Burmese Regime Suspends Hydropower Project in Arakan

Buthidaung: The Burmese regime has suspended its main hydropower project that was planned to be constructed at the Saidin Waterfall in Buthidaung Township in northern Arakan State, shattering the long-held hope of electrical power in the region, report local residents and officials.


Sai Din waterfall Sai Din waterfall
One local resident who had been following the power project told Narinjara that the project has had no progress and is currently suspended.

"We have heard so many big words about the proposed hydropower project at Saidin Waterfall from the successive Burmese regimes, but we have not found any progress being made for the project yet," said the resident, adding, "When we inquired about the project, a responsible official told us that the project is currently stopped because the government is planning to build the project in partnership with a Chinese company and it will start again after the company has surveyed the proposed site."

The resident said the official newspapers during the late reign of the SPDC regime had given extensive coverage on the hydropower project at Saidin, citing senior regime officials that the project was about to be implemented, but in reality it is far from practical implementation.

"The current president, U Thein Sein, visited and inspected the proposed site of the project when he was the prime minister of the by-gone military regime, and the other senior officials of the regime such as the minister of electrical power, U Zaw Min, and the minister of construction, U Khin Maung Myint, had also done the same on the project. Then we though that the project would really materialize, but nothing practical has come about and the project is still as it was before," said the resident.

A junior government engineer from Buthidaung who is appointed to the project also confirmed that it is temporarily suspended due to a shortage of government funds. He declined to disclose his name publicly in the media.

According to local residents, the Saidin hydropower project has been their hope for sufficient electrical power in their region through the ages because they have been suffering from constant power shortages and rising costs for usage. Electricity is still being rationed for an average of two hours a day, and is only available in the main towns of their region. Residents have to pay 500 Kyat for one unit of electricity, a price twenty times higher than what is charged in the regions of central Burma.

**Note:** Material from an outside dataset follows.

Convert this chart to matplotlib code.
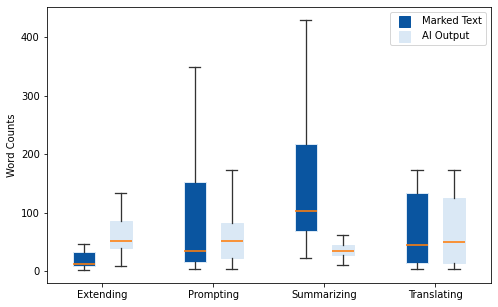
import numpy as np
import matplotlib
matplotlib.use('Agg')
import matplotlib.pyplot as plt
from matplotlib.lines import Line2D

tasks = ['Extending', 'Prompting', 'Summarizing', 'Translating']

#box stats: whislo, q1, med, q3, whishi
marked_lo = [2, 3, 23, 3]
marked_q1 = [9, 16, 68, 13]
marked_med = [12.5, 35, 102, 44]
marked_q3 = [32, 152, 218, 133]
marked_hi = [47, 350, 430, 173]

ai_lo = [8.5, 4, 10, 4]
ai_q1 = [39, 22, 28, 14]
ai_med = [52, 52, 35, 50]
ai_q3 = [85, 83, 45, 125]
ai_hi = [134, 173, 61, 173]

dark = '#0a55a0'
light = '#dae8f5'

def make_stats(lo, q1, med, q3, hi):
    return [{'whislo': a, 'q1': b, 'med': c, 'q3': d, 'whishi': e, 'fliers': []}
            for a, b, c, d, e in zip(lo, q1, med, q3, hi)]

fig = plt.figure(figsize=(498/72., 307/72.), dpi=72)
ax = fig.add_axes([46.7/498, 24/307, (491-46.7)/498, 276/307])

x = np.arange(1, len(tasks)+1)
off = 1/6.
w = 0.2

for stats, pos, col in [(make_stats(marked_lo, marked_q1, marked_med, marked_q3, marked_hi), x-off, dark),
                        (make_stats(ai_lo, ai_q1, ai_med, ai_q3, ai_hi), x+off, light)]:
    ax.bxp(stats, positions=pos, widths=w, patch_artist=True, showfliers=False,
           boxprops={'facecolor': col, 'edgecolor': light, 'linewidth': 1},
           whiskerprops={'color': '#333333', 'linewidth': 1.3},
           capprops={'color': '#333333', 'linewidth': 1.3},
           medianprops={'color': '#ff7f0e', 'linewidth': 1.6})

ax.set_xlim(0.5, 4.5)
ax.set_ylim(-20.5, 452)
ax.set_xticks(x)
ax.set_xticklabels(tasks)
ax.set_yticks([0, 100, 200, 300, 400])
ax.set_ylabel('Word Counts')

handles = [Line2D([], [], marker='s', linestyle='None', markersize=11, color=dark, label='Marked Text'),
           Line2D([], [], marker='s', linestyle='None', markersize=11, color=light, label='AI Output')]
ax.legend(handles=handles, loc='upper right')

fig.savefig('out.png', dpi=72)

This project was first proposed in 1954, but it was suspended in 1957 by the U Nu led Burmese parliamentary regime following an incident in which two foreign engineers were killed while surveying the proposed project site. There followed a back-and-forth of blame between the Burmese regime and the rebel forces of the Burmese communist party over the killing of those foreign engineers, but many Arakanese felt the incident was planned by the regime to provide an excuse to to suspend the project because it had no interest in developing Arakan State.

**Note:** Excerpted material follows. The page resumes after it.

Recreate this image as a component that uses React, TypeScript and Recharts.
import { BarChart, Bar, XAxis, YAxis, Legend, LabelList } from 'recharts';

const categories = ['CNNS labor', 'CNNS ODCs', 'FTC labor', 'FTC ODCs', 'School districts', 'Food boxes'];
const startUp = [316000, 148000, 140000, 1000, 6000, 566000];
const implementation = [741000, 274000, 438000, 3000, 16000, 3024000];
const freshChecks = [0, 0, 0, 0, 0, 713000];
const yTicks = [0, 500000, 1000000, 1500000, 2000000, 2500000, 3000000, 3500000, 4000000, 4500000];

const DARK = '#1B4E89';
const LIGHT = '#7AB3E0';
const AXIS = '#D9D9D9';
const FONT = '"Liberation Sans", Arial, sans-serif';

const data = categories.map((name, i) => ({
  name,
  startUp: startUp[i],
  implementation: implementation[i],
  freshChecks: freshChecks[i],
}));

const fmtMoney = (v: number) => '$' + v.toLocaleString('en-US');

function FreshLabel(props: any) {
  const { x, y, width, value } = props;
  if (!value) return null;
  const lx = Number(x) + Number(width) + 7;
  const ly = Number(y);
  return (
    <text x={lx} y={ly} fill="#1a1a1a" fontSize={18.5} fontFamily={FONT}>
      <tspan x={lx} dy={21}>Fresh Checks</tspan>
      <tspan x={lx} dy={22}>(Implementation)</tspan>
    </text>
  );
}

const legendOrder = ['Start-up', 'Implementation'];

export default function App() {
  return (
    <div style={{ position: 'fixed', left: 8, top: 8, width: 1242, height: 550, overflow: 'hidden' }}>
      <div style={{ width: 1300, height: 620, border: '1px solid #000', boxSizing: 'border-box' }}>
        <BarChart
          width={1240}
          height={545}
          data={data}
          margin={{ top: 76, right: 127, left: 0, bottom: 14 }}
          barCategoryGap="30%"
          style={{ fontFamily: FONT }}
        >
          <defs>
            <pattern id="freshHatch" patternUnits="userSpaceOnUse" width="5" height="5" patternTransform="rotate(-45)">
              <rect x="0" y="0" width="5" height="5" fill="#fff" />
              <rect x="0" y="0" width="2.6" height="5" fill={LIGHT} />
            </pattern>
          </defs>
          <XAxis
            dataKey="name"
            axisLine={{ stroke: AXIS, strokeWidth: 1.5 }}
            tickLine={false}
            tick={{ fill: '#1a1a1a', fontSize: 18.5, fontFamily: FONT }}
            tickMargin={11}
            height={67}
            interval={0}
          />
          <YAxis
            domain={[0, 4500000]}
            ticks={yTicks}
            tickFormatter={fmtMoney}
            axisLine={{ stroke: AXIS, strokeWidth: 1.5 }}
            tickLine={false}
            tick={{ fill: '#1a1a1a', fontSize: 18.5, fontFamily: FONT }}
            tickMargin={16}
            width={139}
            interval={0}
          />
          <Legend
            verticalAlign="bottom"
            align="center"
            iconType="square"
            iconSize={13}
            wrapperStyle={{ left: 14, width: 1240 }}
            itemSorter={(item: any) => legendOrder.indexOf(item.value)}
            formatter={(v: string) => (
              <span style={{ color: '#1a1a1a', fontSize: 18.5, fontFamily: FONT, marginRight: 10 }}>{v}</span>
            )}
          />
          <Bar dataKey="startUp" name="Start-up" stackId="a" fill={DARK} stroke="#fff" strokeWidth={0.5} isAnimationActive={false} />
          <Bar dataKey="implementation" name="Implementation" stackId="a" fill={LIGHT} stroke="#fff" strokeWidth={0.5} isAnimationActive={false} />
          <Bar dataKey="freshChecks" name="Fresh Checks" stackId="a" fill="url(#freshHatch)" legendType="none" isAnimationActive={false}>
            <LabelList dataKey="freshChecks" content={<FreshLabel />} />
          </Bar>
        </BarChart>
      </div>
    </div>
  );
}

The Burmese military regime known as the State Law and Order Restoration Council also announced after taking power in 1988 that it would implement the long-abandoned project under the project name, "Saidin Hydropower Project, the Project to Illuminate the Whole of Arakan State with Electrical Lights", but it later suspended the project without reason. The main office that had been opened for the project in Sittwe has finally become a pub.

After renaming the SLORC as the "State Peace and Development Council," the Burmese regime spread propaganda about constructing the project again through its media mouthpieces, but now again the project has been suspended after power was handed over to the ostensibly civilian regime led by President U Thein Sein, who also served as the prime minister of the SPDC regime.

It has been 64 years already since Burma gained independence, but Arakan State in western Burma is still being neglected in development of the national power grid by successive Burmese regimes, and is still dependent on electricity generated by diesel and chaff generators. As a result the region is underdeveloped in all sectors. According to an official survey report, the Saidin is one of the largest waterfalls in Burma and has a capacity to produce 70 MW of electricity.